Ready to leave this married man

November 29, 2022

Dear Pastor,

I am 59 years old and I used to work as a security officer for over 12 years in three different companies. While I was working at one place, I met this man who was my supervisor.

As the years went by, he started to tell me how much he loved me, so I asked him whether he could love two women at the same time. He said no. The reason why I asked him was because I heard that he was married. I asked him what had happened to his wife. He told me that they didn't have anything going on, and she did not even call him at work any more.

One night he slept at my house, and I searched his phone and I saw how many texts she sent to him. When he found out that I saw these texts, he was very upset. This man has four different types of sickness, that is why his wife took out two different insurance policies for him and turned away from him. I know that no woman should ever find herself with another woman's husband.
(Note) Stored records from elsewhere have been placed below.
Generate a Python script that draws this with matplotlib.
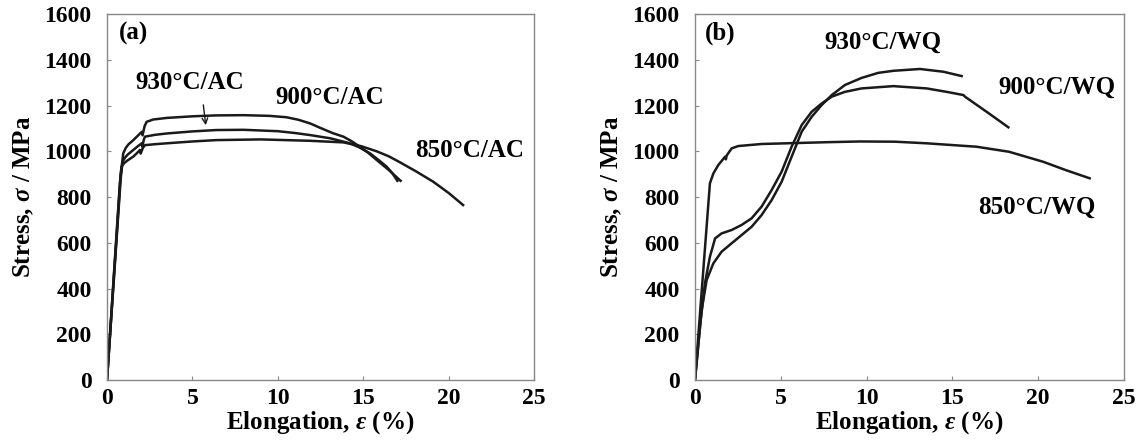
import matplotlib
matplotlib.use("Agg")
import matplotlib.pyplot as plt

plt.rcParams['font.family'] = ['Liberation Serif', 'DejaVu Serif']
plt.rcParams['font.weight'] = 'bold'
plt.rcParams['mathtext.fontset'] = 'custom'
plt.rcParams['mathtext.rm'] = 'Liberation Serif:bold'
plt.rcParams['mathtext.it'] = 'Liberation Serif:italic:bold'

# (a) air cooled
ac900_x = [0, 0.4, 0.8, 0.9, 0.95, 1.1, 1.25, 1.54, 1.8, 2.03, 2.08, 2.2, 2.32, 2.7, 3.5, 5.0, 6.4,
           8.0, 9.5, 10.5, 11.2, 11.89, 12.5, 13.2, 13.84, 14.3, 14.81, 15.3, 15.79, 16.5, 17.19]
ac900_y = [0, 450, 900, 960, 991, 1015, 1030, 1049, 1068, 1085, 1070, 1110, 1129, 1139, 1146, 1153, 1157,
           1158, 1155, 1149, 1138, 1122, 1102, 1080, 1064, 1045, 1020, 993, 962, 918, 871]
ac930_x = [0, 0.4, 0.8, 0.91, 1.05, 1.2, 1.54, 1.8, 2.03, 2.07, 2.15, 2.22, 2.8, 3.5, 5.0, 6.4, 8.0,
           10.0, 11.0, 11.89, 13.06, 14.23, 14.8, 15.4, 15.9, 16.37, 16.7, 17.0]
ac930_y = [0, 440, 880, 954, 972, 985, 1006, 1022, 1035, 1020, 1050, 1064, 1072, 1078, 1087, 1093, 1094,
           1088, 1080, 1071, 1057, 1035, 1016, 991, 962, 933, 905, 871]
ac850_x = [0, 0.4, 0.75, 0.85, 1.0, 1.2, 1.54, 1.75, 1.93, 1.97, 2.1, 2.22, 2.8, 3.5, 5.0, 6.4, 9.0,
           11.89, 13.84, 14.9, 15.79, 16.5, 17.15, 18.1, 19.1, 20.0, 20.85]
ac850_y = [0, 460, 860, 933, 948, 960, 977, 992, 1006, 990, 1015, 1027, 1031, 1035, 1043, 1049, 1052,
           1046, 1039, 1022, 1000, 978, 952, 912, 867, 818, 765]

# (b) water quenched
wq850_x = [0, 0.19, 0.87, 1.07, 1.36, 1.75, 1.8, 1.85, 2.14, 2.52, 3.88, 7.77, 9.62, 11.66, 13.5,
           16.41, 18.3, 20.3, 21.6, 23.0]
wq850_y = [0, 190, 860, 903, 940, 976, 965, 982, 1013, 1023, 1032, 1040, 1043, 1042, 1035,
           1020, 998, 954, 918, 882]
wq900_x = [0, 0.29, 0.58, 0.87, 1.17, 1.55, 2.14, 2.72, 3.30, 3.88, 4.47, 5.05, 5.63, 6.22, 6.80,
           7.38, 7.97, 8.74, 9.71, 11.56, 13.5, 14.66, 15.64, 15.75, 16.99, 18.26]
wq900_y = [0, 233, 423, 539, 619, 641, 656, 678, 707, 758, 831, 911, 1020, 1115, 1173,
           1209, 1239, 1260, 1275, 1285, 1275, 1260, 1246, 1238, 1173, 1105]
wq930_x = [0, 0.39, 0.68, 1.07, 1.55, 2.14, 2.72, 3.30, 3.88, 4.47, 5.05, 5.63, 6.22, 6.80,
           7.38, 7.97, 8.74, 9.71, 10.68, 11.56, 13.11, 14.47, 15.54]
wq930_y = [0, 306, 437, 510, 561, 598, 634, 670, 721, 787, 867, 976, 1086, 1151,
           1202, 1246, 1290, 1321, 1343, 1352, 1360, 1348, 1329]

xticks = [0, 5, 10, 15, 20, 25]
yticks = [0, 200, 400, 600, 800, 1000, 1200, 1400, 1600]

fig = plt.figure(figsize=(11.41, 4.43), dpi=100)
ax1 = fig.add_axes([0.0938, 0.1422, 0.3742, 0.826])
ax2 = fig.add_axes([0.6091, 0.1422, 0.376, 0.826])

lw = 1.8
for x, y in [(ac900_x, ac900_y), (ac930_x, ac930_y), (ac850_x, ac850_y)]:
    ax1.plot(x, y, color='#1a1a1a', lw=lw, solid_joinstyle='round')
for x, y in [(wq850_x, wq850_y), (wq900_x, wq900_y), (wq930_x, wq930_y)]:
    ax2.plot(x, y, color='#1a1a1a', lw=lw, solid_joinstyle='round')

for ax in (ax1, ax2):
    ax.set_xlim(0, 25)
    ax.set_ylim(0, 1600)
    ax.set_xticks(xticks)
    ax.set_yticks(yticks)
    ax.tick_params(direction='in', length=3, width=0.8, color='#888888', labelsize=17)
    ax.tick_params(axis='y', pad=11)
    ax.tick_params(axis='x', pad=6)
    for s in ax.spines.values():
        s.set_color('#888888')
        s.set_linewidth(1.0)
    ax.set_xlabel(r'Elongation, $\varepsilon$ (%)', fontsize=18, fontweight='bold', labelpad=0)
    ax.set_ylabel(r'Stress, $\sigma$ / MPa', fontsize=18, fontweight='bold', labelpad=6)

fs = 18
ax1.text(0.7, 1517, '(a)', fontsize=fs, fontweight='bold', va='center')
ax1.text(4.86, 1303, '930°C/AC', fontsize=fs, fontweight='bold', ha='center', va='center')
ax1.text(13.06, 1237, '900°C/AC', fontsize=fs, fontweight='bold', ha='center', va='center')
ax1.text(21.25, 1005, '850°C/AC', fontsize=fs, fontweight='bold', ha='center', va='center')
ax1.annotate('', xy=(5.8, 1102), xytext=(5.62, 1215),
             arrowprops=dict(arrowstyle='->', color='#1a1a1a', lw=1.0))

ax2.text(0.55, 1517, '(b)', fontsize=fs, fontweight='bold', va='center')
ax2.text(10.96, 1478, '930°C/WQ', fontsize=fs, fontweight='bold', ha='center', va='center')
ax2.text(21.1, 1281, '900°C/WQ', fontsize=fs, fontweight='bold', ha='center', va='center')
ax2.text(19.93, 756, '850°C/WQ', fontsize=fs, fontweight='bold', ha='center', va='center')

fig.savefig('out.png', dpi=100)
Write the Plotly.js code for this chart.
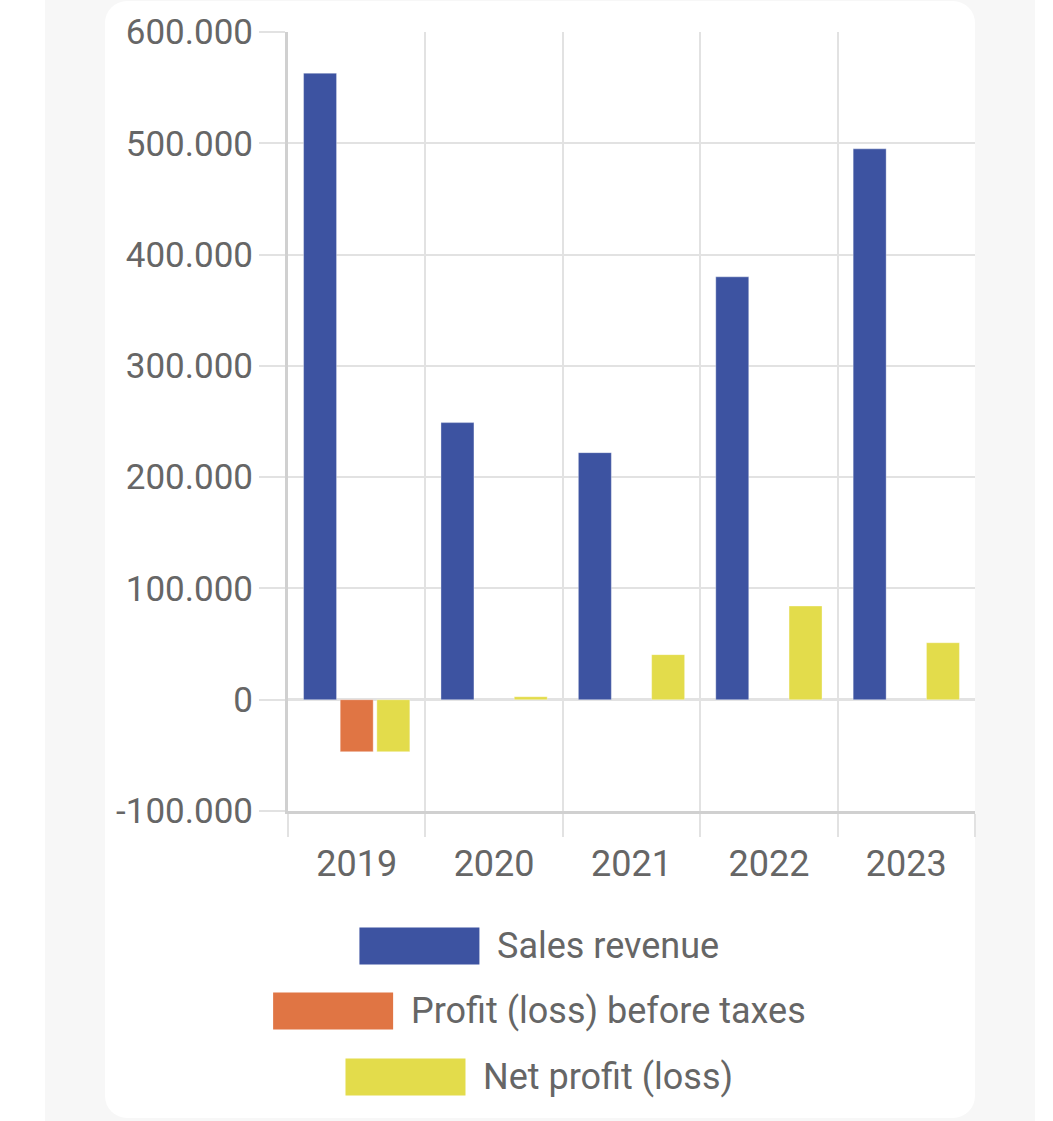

From the time I slept with this man, he has been telling me that life will soon be better. How can a smart woman sit down and let a man who is still married and still living with his wife in the same house tell her crap? This man is 50 years old and his wife is 44. She has saved all the money that he has given to her, and now she is going back to school because she wants to be a basic school teacher. She is in college and he is still a security officer. He is only looking someone to solve his sexual urges.

I have inherited this kind of lifestyle from my mother, because throughout all my mother's life she was with married men. My mother has 12 children, and about eight of them are for married men. So I know that this is a generational curse in my life, and so I told this man to leave me. Please pray for me. I need deliverance from God himself.

M.

Dear M.,

You are disappointed in this man. He is much younger than you. I suppose you were hoping to get much more out of him, but he does not have much to give.

Very soon you may have to retire and he will have many more years before his retirement. You found this man to be a liar. When you found out that he was married, you should have allowed him to go his own way. Why would his wife take out two insurance policies for him? Is it because she believes that he may die soon and she will be able to cash in on these policies? You are not happy about that, because you would be left in the cold.

His wife is only in her 40s and she is endeavouring to educate herself. Whether or not this man is speaking the truth about the relationship with his wife, you should tell him to go and not return. You should seek to have a single man who is unattached, or keep yourself quiet. You are not going to get anything out of this man.

I hope you are insured. Don't blame your mother for anything. You are 59 years old, you have your own life to live. Be very careful in what you do. You asked for prayers; I shall be praying for you.